Numbers 21:4-35 Study:

In Numbers 21:4-35, we read about the Israelites' journey in the wilderness after leaving Egypt. Despite God's provision and protection, they repeatedly complain and rebel against Him. Consequently, God sends poisonous snakes among them, but He also provides a way to heal them by looking at a bronze serpent raised on a pole. This event teaches the importance of trusting and obeying God, even under challenging circumstances. Additionally, the passage recounts various battles and victories as the Israelites continue on their journey toward the promised land, demonstrating God's faithfulness in delivering them from their enemies.


21:9: Everyone who looked upon the bronze (Copper, if you're reading the LXX—Greek translation of the Old Testament) serpent lived. They lived and were healed, which signaled that the power of venom inside them was now dead. The snake bit Adam in the Garden, and that venom eventually led to his and Eve's physical death and decay in the grave (Genesis 5:5 and Romans 5:12).

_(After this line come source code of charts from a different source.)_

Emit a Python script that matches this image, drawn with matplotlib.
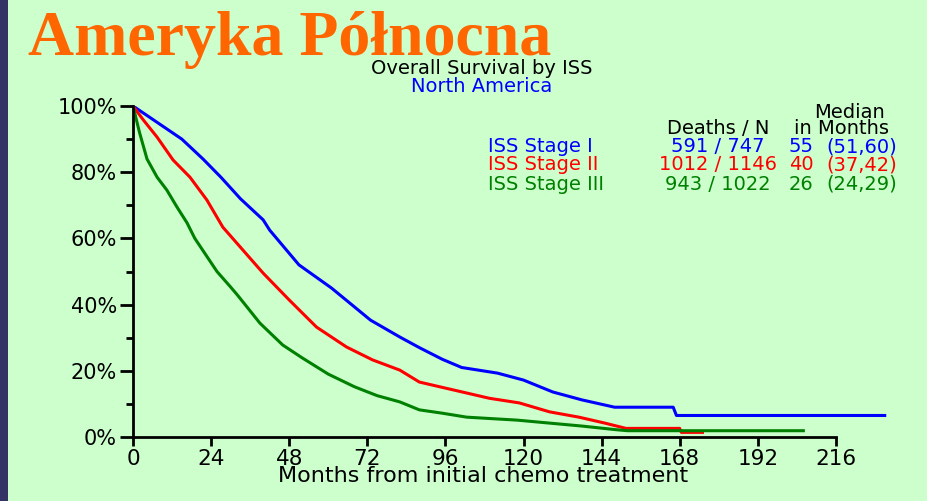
import matplotlib
matplotlib.use("Agg")
from matplotlib import pyplot as plt
from matplotlib.patches import Rectangle

# Krzywe przezycia, miesiace / % przezycia
months_1 = [0, 3, 9, 15, 21.5, 27, 33, 40, 42, 51, 61, 73, 82, 88, 95, 101, 112, 120, 129, 138, 148, 166, 167, 231]
surv_1 = [100, 98, 94, 90, 84, 78.5, 72, 65.6, 62.5, 52, 45, 35.3, 30.2, 27, 23.5, 21, 19.3, 17.2, 13.6, 11.2, 9, 9, 6.5, 6.5]

months_2 = [0, 3, 7.4, 12.3, 17.5, 22.7, 27.6, 40, 48, 56.4, 65.6, 73.6, 82, 88, 95, 102.5, 109.5, 118.7, 128, 137, 145, 151.5, 168, 168.5, 175]
surv_2 = [100, 96, 90.6, 83.7, 78.5, 71.6, 63.4, 49.5, 41.4, 33.2, 27.2, 23.3, 20.2, 16.6, 15, 13.3, 11.7, 10.3, 7.6, 6, 4.2, 2.6, 2.6, 1.4, 1.4]

months_3 = [0, 2, 4.3, 7.4, 10.4, 13.5, 16.6, 19, 25.8, 30, 32, 39, 46, 52, 60, 68, 75, 82, 88, 95, 102.5, 118, 128, 138, 148.5, 152, 206]
surv_3 = [100, 92, 84, 78.5, 74.6, 69.5, 64.7, 60, 50, 45.3, 43, 34.4, 27.8, 23.9, 19, 15.2, 12.5, 10.6, 8.2, 7.2, 6, 5.1, 4.2, 3.3, 2.2, 1.9, 1.9]

stage_labels = ["ISS Stage I", "ISS Stage II", "ISS Stage III"]
deaths = [591, 1012, 943]
n_patients = [747, 1146, 1022]
medians = [55, 40, 26]
ci_low = [51, 37, 24]
ci_high = [60, 42, 29]
colors = ["#0000FF", "#FF0000", "#008000"]

x_ticks = [0, 24, 48, 72, 96, 120, 144, 168, 192, 216]
y_ticks = [0, 20, 40, 60, 80, 100]

plt.rcParams["font.family"] = ["DejaVu Sans"]
bg = "#CCFFCC"
fig = plt.figure(figsize=(9.27, 5.01), dpi=100, facecolor=bg)
fig.patches.append(Rectangle((0, 0), 8 / 927, 1, transform=fig.transFigure,
                             facecolor="#333366", edgecolor="none"))

ax = fig.add_axes([133 / 927, 64 / 501, 781 / 927, 331 / 501])
ax.set_facecolor(bg)

for m, s, c in zip([months_1, months_2, months_3], [surv_1, surv_2, surv_3], colors):
    ax.plot(m, s, color=c, linewidth=2.2)

ax.set_xlim(0, 240)
ax.set_ylim(0, 100)
for sp in ["top", "right"]:
    ax.spines[sp].set_visible(False)
ax.spines["left"].set_linewidth(2)
ax.spines["bottom"].set_linewidth(2)
ax.spines["left"].set_bounds(0, 100)
ax.spines["bottom"].set_bounds(0, 216)

ax.set_xticks(x_ticks)
ax.set_xticklabels([str(t) for t in x_ticks], fontsize=15.5)
ax.set_yticks(y_ticks)
ax.set_yticklabels([f"{t}%" for t in y_ticks], fontsize=15)
ax.set_yticks([10, 30, 50, 70, 90], minor=True)
ax.tick_params(axis="x", length=6.5, width=2, pad=2)
ax.tick_params(axis="y", which="major", length=9.5, width=2, pad=2)
ax.tick_params(axis="y", which="minor", length=5, width=2)

fig.text(483 / 927, (501 - 482) / 501, "Months from initial chemo treatment",
         ha="center", va="baseline", fontsize=16)

fig.text(28 / 927, (501 - 55) / 501, "Ameryka Północna", ha="left", va="baseline",
         fontsize=46, fontweight="bold", color="#FF6600", family="Liberation Serif")
fig.text(482 / 927, (501 - 68) / 501, "Overall Survival by ISS", ha="center", va="center",
         fontsize=14)
fig.text(482 / 927, (501 - 87) / 501, "North America", ha="center", va="center",
         fontsize=14, color="#0000FF")

# tabela legendy
fs = 14
fig.text(850 / 927, (501 - 112) / 501, "Median", ha="center", va="center", fontsize=fs)
fig.text(718 / 927, (501 - 129) / 501, "Deaths / N", ha="center", va="center", fontsize=fs)
fig.text(842 / 927, (501 - 129) / 501, "in Months", ha="center", va="center", fontsize=fs)
row_y = [147, 165, 184]
for lab, d, n, med, lo, hi, c, yy in zip(stage_labels, deaths, n_patients, medians, ci_low, ci_high, colors, row_y):
    y = (501 - yy) / 501
    fig.text(488 / 927, y, lab, ha="left", va="center", fontsize=fs, color=c)
    fig.text(718 / 927, y, f"{d} / {n}", ha="center", va="center", fontsize=fs, color=c)
    fig.text(789 / 927, y, f"{med}", ha="left", va="center", fontsize=fs, color=c)
    fig.text(897 / 927, y, f"({lo},{hi})", ha="right", va="center", fontsize=fs, color=c)

fig.savefig("out.png", dpi=100, facecolor=bg)
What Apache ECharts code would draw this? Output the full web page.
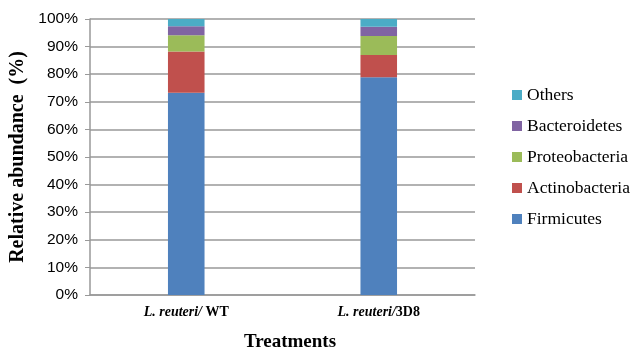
<!DOCTYPE html>
<html><head><meta charset="utf-8">
<script src="https://cdn.jsdelivr.net/npm/echarts@6/dist/echarts.min.js"></script>
<style>html,body{margin:0;padding:0;background:#fff}#c{width:632px;height:354px}</style>
</head><body><div id="c"></div>
<script>
const categories = ['WT', '3D8'];
const seriesNames = ['Firmicutes', 'Actinobacteria', 'Proteobacteria', 'Bacteroidetes', 'Others'];
const firmicutes = [73.3, 78.9];
const actinobacteria = [14.9, 8.1];
const proteobacteria = [5.9, 6.8];
const bacteroidetes = [3.3, 3.4];
const others = [2.6, 2.8];
const yTicks = ['0%','10%','20%','30%','40%','50%','60%','70%','80%','90%','100%'];
const colors = ['#4F81BD', '#C0504D', '#9BBB59', '#8064A2', '#4BACC6'];
const values = [firmicutes, actinobacteria, proteobacteria, bacteroidetes, others];

const chart = echarts.init(document.getElementById('c'));
chart.setOption({
  animation: false,
  grid: { left: 90, right: 157, top: 19, bottom: 59, outerBoundsMode: 'none', containLabel: false },
  legend: {
    orient: 'vertical', left: 507, top: 81,
    data: seriesNames.slice().reverse(),
    itemWidth: 10, itemHeight: 10, itemGap: 13, itemTextGap: 4, icon: 'rect',
    textStyle: { fontFamily: 'Liberation Serif', fontSize: 17.5, color: '#000' }
  },
  xAxis: {
    type: 'category', data: categories,
    name: 'Treatments', nameLocation: 'middle', nameGap: 38,
    nameTextStyle: { fontFamily: 'Liberation Serif', fontWeight: 'bold', fontSize: 19, color: '#000', padding: [0, 0, 0, 15] },
    axisLine: { lineStyle: { color: '#999', width: 1.5 } },
    axisTick: { show: false },
    axisLabel: {
      margin: 10,
      formatter: v => '{i|L. reuteri/}' + (v === 'WT' ? '{b| WT}' : '{b|3D8}'),
      rich: {
        i: { fontFamily: 'Liberation Serif', fontStyle: 'italic', fontWeight: 'bold', fontSize: 14, color: '#000' },
        b: { fontFamily: 'Liberation Serif', fontWeight: 'bold', fontSize: 14, color: '#000' }
      }
    }
  },
  yAxis: {
    type: 'value', min: 0, max: 100, interval: 10,
    name: 'Relative abundance  (%)', nameLocation: 'middle', nameGap: 57,
    nameTextStyle: { fontFamily: 'Liberation Serif', fontWeight: 'bold', fontSize: 20, color: '#000' },
    axisLine: { show: true, lineStyle: { color: '#999', width: 1.5 } },
    axisTick: { show: true, inside: false, length: 5, lineStyle: { color: '#999' } },
    axisLabel: { margin: 12, fontFamily: 'Liberation Sans', fontSize: 15.5, color: '#000',
      formatter: v => yTicks[Math.round(v / 10)] },
    splitLine: { lineStyle: { color: '#999', width: 1.5 } }
  },
  series: seriesNames.map((n, i) => ({
    name: n, type: 'bar', stack: 'total', data: values[i],
    barWidth: '19%', itemStyle: { color: colors[i] }
  }))
});
</script></body></html>
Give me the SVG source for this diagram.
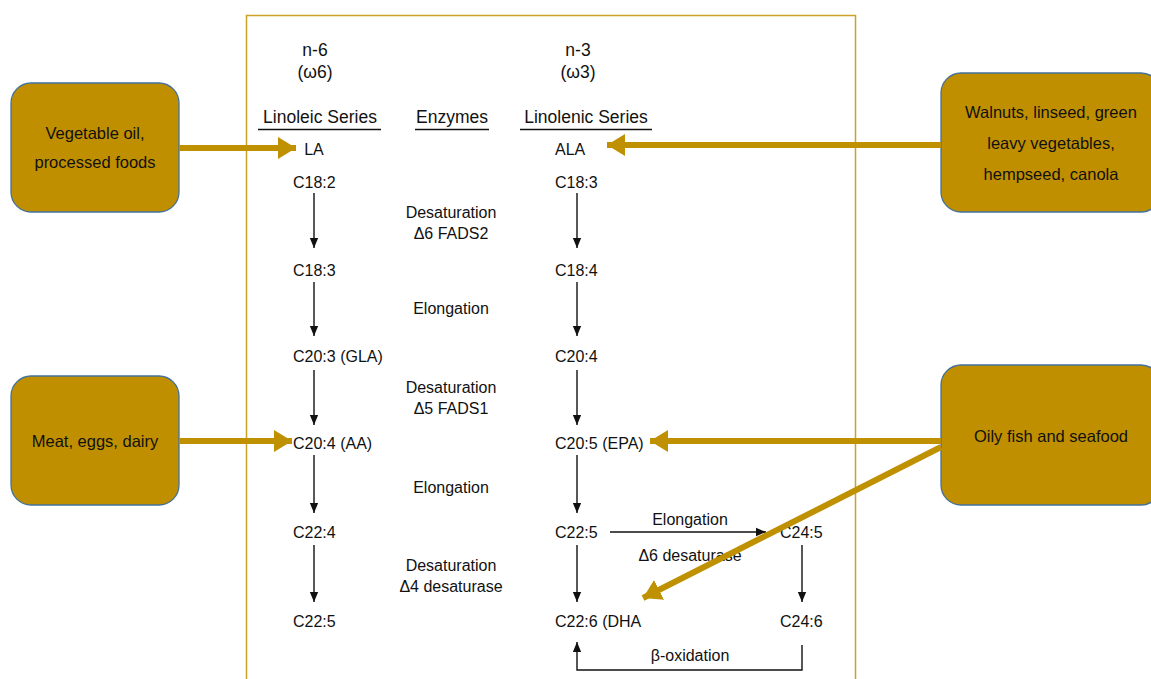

  • Here is a connection: the bronze-copper serpent hung motionless, just like Christ hung motionless on the Cross (John 3:14), and His death and dead body symbolized the end of death's reign over the body of all humankind, "He trampled down death by His death, upon those in the tombs bestowing life." The copper serpent saved all those who looked upon it, not because it lived, but because it was killed, and killed it with powers that were subject to it, being destroyed as it deserved. And what is the fitting epitaph for it from us? 'O death, where is your sting? O grave, where is your victory (1 Corinthians 15:55). The cross overthrows you; you are slain by Him who is the Giver of Life; you are without breath, dead, without motion, even though you keep the form of a serpent lifted on a pole" (GrgTheo).


Numbers 22:1-20 Study:

Balak, the king of Moab, becomes fearful of the Israelites' growing strength and seeks the help of Balaam, a diviner, to curse them. God warns Balaam not to curse the Israelites because they are blessed. Despite God's warning, Balaam initially agrees to go with Balak's messengers, but God is displeased with his decision. God sends an angel to oppose Balaam's journey, but Balaam is unaware of the danger.

Connection: (See Chapter 1 - the Book of Jonah)


Balaam was instructed by the Moabite king Balak to curse the Israelites despite God's warning not to do so. Balaam initially agrees to go with Balak's messengers, going against God's command.

Similarly, in the story of Jonah (Book of Jonah), God instructs Jonah to go to Nineveh and deliver a message of repentance to its people. However, Jonah disobeys and tries to flee from God's presence by boarding a ship in the opposite direction.

In both cases, God intervenes to prevent their disobedience. In Numbers 22, God sends an angel to oppose Balaam's journey, and in Jonah, God sends a great storm to stop the ship Jonah is on. These parallels highlight the consequences of disobedience and the importance of heeding God's instructions.